A study of almost 4000 15- and 16-year-olds in five European cities has
found much higher rates of drug use in the two English-speaking cities in
the study, Newcastle and Dublin, than in two German cities or in Rome.

One of the study's authors, Dublin-born Dr Paul McArdle, now at Newcastle
University, said the results surprised him.

"I thought Dublin would have some similarities to Rome because of the
strength of what I thought was a family culture, but it didn't. It was the
same as Newcastle."

The comprehensive survey allowed him to slot young people into three groups:
the "studious", who spent a lot of time on their homework and reading; the
"sporty", who played sport and music; and the "sociable", who spent time in
clubs, in each other's homes and on the streets.
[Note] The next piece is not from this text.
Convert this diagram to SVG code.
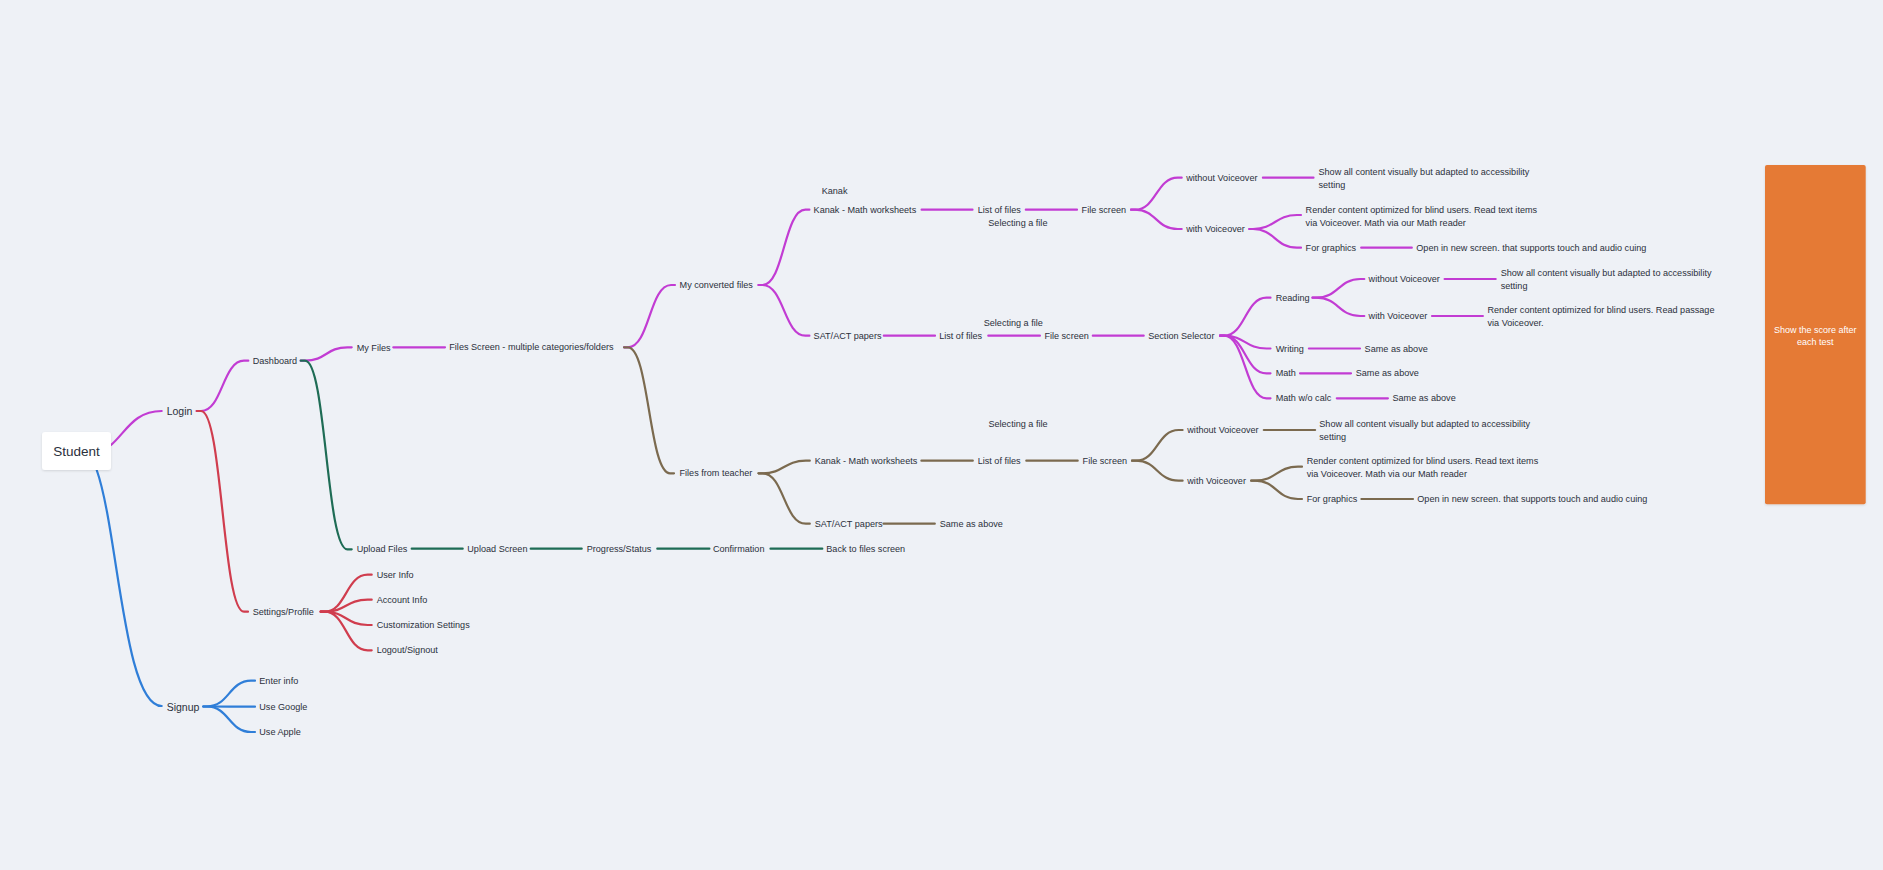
<svg xmlns="http://www.w3.org/2000/svg" width="1883" height="870" viewBox="0 0 1883 870">
<defs>
<filter id="sh" x="-20%" y="-20%" width="140%" height="140%"><feDropShadow dx="0" dy="1" stdDeviation="1" flood-color="#000" flood-opacity="0.12"/></filter>
<style>
text{font-family:"Liberation Sans",Arial,sans-serif;fill:#2b303b;dominant-baseline:central}
.t{font-size:9.1px}
.m{font-size:10.5px}
.w{fill:#ffffff;font-size:9px}
path{fill:none;stroke-width:2.2;stroke-linecap:round}
.p{stroke:#c23cd3}.b{stroke:#7b6a4f}.g{stroke:#1e6c55}.r{stroke:#d03d4e}.u{stroke:#2f7ed8}
</style>
</defs>
<rect width="1883" height="870" fill="#eef1f6"/>
<g id="connectors">
<path class="p" d="M111 445 C126 432 134 411 161.7 411"/>
<path class="p" d="M196.7 411 H201 C222.5 411 222.5 360.7 244 360.7 H248.3"/>
<path class="p" d="M300.7 360.7 H305 C326.2 360.7 326.2 347.3 347.4 347.3 H351.7"/>
<path class="p" d="M393.3 347.3 H445"/>
<path class="p" d="M624 347.3 H628 C649.5 347.3 649.5 285 671 285 H675"/>
<path class="p" d="M758.5 285 H762.5 C784 285 784 209.7 805.4 209.7 H809.4"/>
<path class="p" d="M758.5 285 H762.5 C784 285 784 335.7 805.4 335.7 H809.4"/>
<path class="p" d="M921.6 209.7 H972.5 M1025.8 209.7 H1077"/>
<path class="p" d="M1131 209.7 H1135 C1156.3 209.7 1156.3 177.7 1177.7 177.7 H1181.7"/>
<path class="p" d="M1131 209.7 H1135 C1156.3 209.7 1156.3 229 1177.7 229 H1181.7"/>
<path class="p" d="M1262.9 177.7 H1313.5"/>
<path class="p" d="M1249.3 229 H1253 C1275 229 1275 215 1297 215 H1301"/>
<path class="p" d="M1249.3 229 H1253 C1275 229 1275 247.7 1297 247.7 H1301"/>
<path class="p" d="M1361.2 247.7 H1411.8"/>
<path class="p" d="M883.8 335.7 H935 M988.3 335.7 H1039.9 M1092.8 335.7 H1143.7"/>
<path class="p" d="M1220 335.7 H1224 C1245.2 335.7 1245.2 297.7 1266.5 297.7 H1270.5"/>
<path class="p" d="M1220 335.7 H1224 C1245.2 335.7 1245.2 348.5 1266.5 348.5 H1270.5"/>
<path class="p" d="M1220 335.7 H1224 C1245.2 335.7 1245.2 373.3 1266.5 373.3 H1270.5"/>
<path class="p" d="M1220 335.7 H1224 C1245.2 335.7 1245.2 398.3 1266.5 398.3 H1270.5"/>
<path class="p" d="M1312.5 297.7 H1316.5 C1338.4 297.7 1338.4 279 1360.3 279 H1364.3"/>
<path class="p" d="M1312.5 297.7 H1316.5 C1338.4 297.7 1338.4 316 1360.3 316 H1364.3"/>
<path class="p" d="M1444.6 279 H1495.7 M1432 316 H1482.9 M1308.9 348.5 H1360 M1300 373.3 H1351 M1336.8 398.3 H1387.9"/>
<path class="b" d="M624 347.3 H628 C649 347.3 649 473.3 670 473.3 H674"/>
<path class="b" d="M758.5 473.3 H762.5 C784 473.3 784 460.7 805.8 460.7 H809.8"/>
<path class="b" d="M758.5 473.3 H762.5 C784 473.3 784 523.7 805.8 523.7 H809.8"/>
<path class="b" d="M921.4 460.7 H972.8 M1026.3 460.7 H1077.7"/>
<path class="b" d="M1132 460.7 H1136 C1157.3 460.7 1157.3 430 1178.6 430 H1182.6"/>
<path class="b" d="M1132 460.7 H1136 C1157.3 460.7 1157.3 480.7 1178.6 480.7 H1182.6"/>
<path class="b" d="M1263.8 430 H1315.1"/>
<path class="b" d="M1251.2 480.7 H1255 C1276.5 480.7 1276.5 466.7 1298 466.7 H1302"/>
<path class="b" d="M1251.2 480.7 H1255 C1276.5 480.7 1276.5 499 1298 499 H1302"/>
<path class="b" d="M1361.4 499 H1413 M883.5 523.7 H934.8"/>
<path class="g" d="M300.7 360.7 H305 C326.2 360.7 326.2 549.3 347.4 549.3 H351.7"/>
<path class="g" d="M411.7 548.7 H462.7 M530.7 548.7 H581.7 M657.3 548.7 H709.4 M770.5 548.7 H822.3"/>
<path class="r" d="M196.7 411 H201 C222.5 411 222.5 611.7 244 611.7 H248"/>
<path class="r" d="M320.7 611.7 H324.7 C346 611.7 346 574.7 367.7 574.7 H371.7"/>
<path class="r" d="M320.7 611.7 H324.7 C346 611.7 346 599.7 367.7 599.7 H371.7"/>
<path class="r" d="M320.7 611.7 H324.7 C346 611.7 346 625 367.7 625 H371.7"/>
<path class="r" d="M320.7 611.7 H324.7 C346 611.7 346 650.3 367.7 650.3 H371.7"/>
<path class="u" d="M96.7 470 C118 530 124 706 161.7 706"/>
<path class="u" d="M203.3 706.5 H207 C229 706.5 229 680.7 251 680.7 H255"/>
<path class="u" d="M203.3 706.5 H207 C229 706.5 229 706.7 251 706.7 H255"/>
<path class="u" d="M203.3 706.5 H207 C229 706.5 229 732 251 732 H255"/>
</g>
<g id="student"><rect x="42" y="432" width="69" height="38" rx="3" fill="#ffffff" filter="url(#sh)"/><text x="76.5" y="451.5" text-anchor="middle" style="font-size:13.5px">Student</text></g>
<g id="login"><text class="m" x="166.7" y="411.3">Login</text></g>
<g id="signup"><text class="m" x="166.7" y="707">Signup</text></g>
<g id="dashboard"><text class="t" x="252.7" y="360.7">Dashboard</text></g>
<g id="settings"><text class="t" x="252.7" y="611.7">Settings/Profile</text></g>
<g id="myfiles"><text class="t" x="356.7" y="347.5">My Files</text></g>
<g id="uploadfiles"><text class="t" x="356.7" y="549.3">Upload Files</text></g>
<g id="filesscreen"><text class="t" x="449.3" y="347.3">Files Screen - multiple categories/folders</text></g>
<g id="uploadscreen"><text class="t" x="467.3" y="548.7">Upload Screen</text></g>
<g id="progress"><text class="t" x="586.7" y="548.7">Progress/Status</text></g>
<g id="confirmation"><text class="t" x="712.9" y="548.7">Confirmation</text></g>
<g id="backtofiles"><text class="t" x="826.3" y="548.7">Back to files screen</text></g>
<g id="userinfo"><text class="t" x="376.7" y="574.7">User Info</text></g>
<g id="accountinfo"><text class="t" x="376.7" y="599.7">Account Info</text></g>
<g id="customization"><text class="t" x="376.7" y="625">Customization Settings</text></g>
<g id="logout"><text class="t" x="376.7" y="650.3">Logout/Signout</text></g>
<g id="enterinfo"><text class="t" x="259.3" y="680.7">Enter info</text></g>
<g id="usegoogle"><text class="t" x="259.3" y="706.7">Use Google</text></g>
<g id="useapple"><text class="t" x="259.3" y="732">Use Apple</text></g>
<g id="myconverted"><text class="t" x="679.6" y="285">My converted files</text></g>
<g id="fromteacher"><text class="t" x="679.5" y="473.3">Files from teacher</text></g>
<g id="kanak-label"><text class="t" x="821.7" y="190.7">Kanak</text></g>
<g id="c-kanak"><text class="t" x="813.6" y="209.7">Kanak - Math worksheets</text></g>
<g id="c-kanak-list"><text class="t" x="977.8" y="209.7">List of files</text></g>
<g id="c-kanak-sel"><text class="t" x="988.3" y="222.7">Selecting a file</text></g>
<g id="c-kanak-file"><text class="t" x="1081.6" y="209.7">File screen</text></g>
<g id="c-kanak-without"><text class="t" x="1186.2" y="177.7">without Voiceover</text></g>
<g id="c-kanak-show"><text class="t" x="1318.5" y="171.7">Show all content visually but adapted to accessibility</text><text class="t" x="1318.5" y="185">setting</text></g>
<g id="c-kanak-with"><text class="t" x="1186.2" y="229">with Voiceover</text></g>
<g id="c-kanak-render"><text class="t" x="1305.6" y="210">Render content optimized for blind users. Read text items</text><text class="t" x="1305.6" y="222.7">via Voiceover. Math via our Math reader</text></g>
<g id="c-kanak-graphics"><text class="t" x="1305.6" y="247.7">For graphics</text></g>
<g id="c-kanak-open"><text class="t" x="1416.3" y="247.7">Open in new screen. that supports touch and audio cuing</text></g>
<g id="c-sat"><text class="t" x="813.6" y="335.7">SAT/ACT papers</text></g>
<g id="c-sat-list"><text class="t" x="939.2" y="335.7">List of files</text></g>
<g id="c-sat-sel"><text class="t" x="983.7" y="322.7">Selecting a file</text></g>
<g id="c-sat-file"><text class="t" x="1044.4" y="335.7">File screen</text></g>
<g id="c-sat-section"><text class="t" x="1148.2" y="335.7">Section Selector</text></g>
<g id="reading"><text class="t" x="1275.7" y="297.7">Reading</text></g>
<g id="writing"><text class="t" x="1275.7" y="348.5">Writing</text></g>
<g id="math"><text class="t" x="1275.7" y="373.3">Math</text></g>
<g id="mathwo"><text class="t" x="1275.7" y="398.3">Math w/o calc</text></g>
<g id="reading-without"><text class="t" x="1368.6" y="279">without Voiceover</text></g>
<g id="reading-show"><text class="t" x="1500.7" y="273.3">Show all content visually but adapted to accessibility</text><text class="t" x="1500.7" y="286">setting</text></g>
<g id="reading-with"><text class="t" x="1368.6" y="316">with Voiceover</text></g>
<g id="reading-render"><text class="t" x="1487.5" y="310">Render content optimized for blind users. Read passage</text><text class="t" x="1487.5" y="322.7">via Voiceover.</text></g>
<g id="writing-same"><text class="t" x="1364.6" y="348.5">Same as above</text></g>
<g id="math-same"><text class="t" x="1355.7" y="373.3">Same as above</text></g>
<g id="mathwo-same"><text class="t" x="1392.5" y="398.3">Same as above</text></g>
<g id="t-kanak"><text class="t" x="814.7" y="460.7">Kanak - Math worksheets</text></g>
<g id="t-kanak-list"><text class="t" x="977.7" y="460.7">List of files</text></g>
<g id="t-kanak-sel"><text class="t" x="988.4" y="424">Selecting a file</text></g>
<g id="t-kanak-file"><text class="t" x="1082.6" y="460.7">File screen</text></g>
<g id="t-kanak-without"><text class="t" x="1187.3" y="430">without Voiceover</text></g>
<g id="t-kanak-show"><text class="t" x="1319.3" y="424">Show all content visually but adapted to accessibility</text><text class="t" x="1319.3" y="436.7">setting</text></g>
<g id="t-kanak-with"><text class="t" x="1187.3" y="480.7">with Voiceover</text></g>
<g id="t-kanak-render"><text class="t" x="1306.7" y="461">Render content optimized for blind users. Read text items</text><text class="t" x="1306.7" y="473.7">via Voiceover. Math via our Math reader</text></g>
<g id="t-kanak-graphics"><text class="t" x="1306.7" y="499">For graphics</text></g>
<g id="t-kanak-open"><text class="t" x="1417.3" y="499">Open in new screen. that supports touch and audio cuing</text></g>
<g id="t-sat"><text class="t" x="814.7" y="523.7">SAT/ACT papers</text></g>
<g id="t-sat-same"><text class="t" x="939.7" y="523.7">Same as above</text></g>
<g id="score-note"><rect x="1765" y="165" width="100.7" height="339.3" rx="2" fill="#e57a35" filter="url(#sh)"/><text class="w" x="1815.3" y="330" text-anchor="middle">Show the score after</text><text class="w" x="1815.3" y="342" text-anchor="middle">each test</text></g>
</svg>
Excessive use of drugs, alcohol and cigarettes were all highest in the
sociable group and that group was much bigger in the two English-speaking
cities than in the other three.

"Dublin and Newcastle parallel each other, so in some respects those
English-speaking cultures are very similar, even though it galls me to say
so," Dr McArdle told the British Festival of Science in Manchester last
week.

"Peer culture is more influential in Dublin and Newcastle, much less so in
Rome.

"But family is more important in Rome and less important in the
English-speaking countries."

The survey found that Italian youngsters were more likely to confide in
their mothers, indicating strong family relationships.

They were also more likely to drink in restaurants, whereas the Dubliners
and Geordies "drink in the streets and in parks".

Dr McArdle said the studious and sporty groups were more likely to have
clear plans for their lives and to be working towards defined goals.

"They are less likely to be distracted by hedonistic pursuits."

Having clear goals was related to good relationships with their parents.

"In Mediterranean cultures people are living and socialising much more
within their extended family than we do here," he said.

There was also an issue about education. The top education achievers in
Britain were as good as anywhere, but there was a long tail of
under-achievers.

"They are kids for whom the conventional curriculum is boring. They should
be in technical schools, which are on the Continent. We don't have them
here."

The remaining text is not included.